My state has a habit of building houses out of coal. I tried drawling up plans for a 100 percent coal house, but couldn’t figure out the fireplace.
We also build stupid castles built into Hillsides, and the hillsides are higher than the roof, and can be jumped on. One even experienced a Indian attack (who was stupid and attacked it from the lowest possible point).

This one I found driving aimlessly in Ohio, outside of Cincinnati, I was in a dead end neighborhood surrounded by flat farmland, and saw a very steep ravine, as wide as a alley way, I was worried the Jeep would tip over on the drive down… at the very bottom, a castle… I was expecting a trailer with a guy fucking a goat and trash everywhere, but no, it was the most improperly fortified place in America.

I can easily breech either’s defense with a axe, chopping down trees above it, letting them fall. Either roof breaks, or I’m squashing the defenders, and walking the trunk over top.
People just build random stuff. Why? I dunno. And it’s always the biggest, and you can’t prove them wrong otherwise. A town near here has “The World’s Biggest Teapot”

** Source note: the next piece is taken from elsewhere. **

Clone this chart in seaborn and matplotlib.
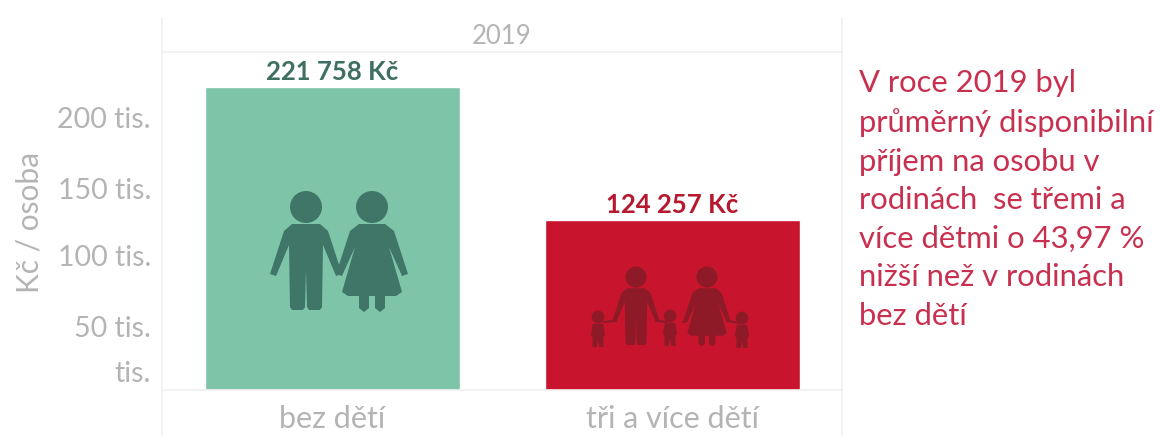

But in China they have one way bigger:

But fuck it, no matter how many times you tell them, or tape a picture of the larger teapot there, they ignore it. Still the biggest teacup. No one knows why we do this, and as the local philosopher, I am at a lost. Pride at having random, stupid architectural points that shouldn’t plausably exist in a sane and rational society.
We have church groups, who cover several surrounding states via van and bus… for hours a few times a year, to visit. Why? For photos, and to eat at a bad diner, serving shit food, then they go back to their uninteresting towns, who have similar stupid buildings. Boring tourists exploring boring places, and you gotta ask, why?
When did this start? Something left over, a distant echo of the old pilgrimage routes in the middle ages, so you can see the chapel of St. Thomist’s Thumb? I dunno. The practice is so widespread, it must be very old. Like Plymouth Rock… a actual rock. I always thought it was just a name… no, you go there, some guy will dress like a Pilgrim and tell you about a fucking rock like it’s the best thing in the universe.

Look at how excited that bitch is. CHANGED HER LIFE.
I dunno, should my heart surge with patriotic joy while I hum the national anthem looking at it? Fucking rock… yet, something compels me to look, like I just accomplished something amazing, tell people about decades from now.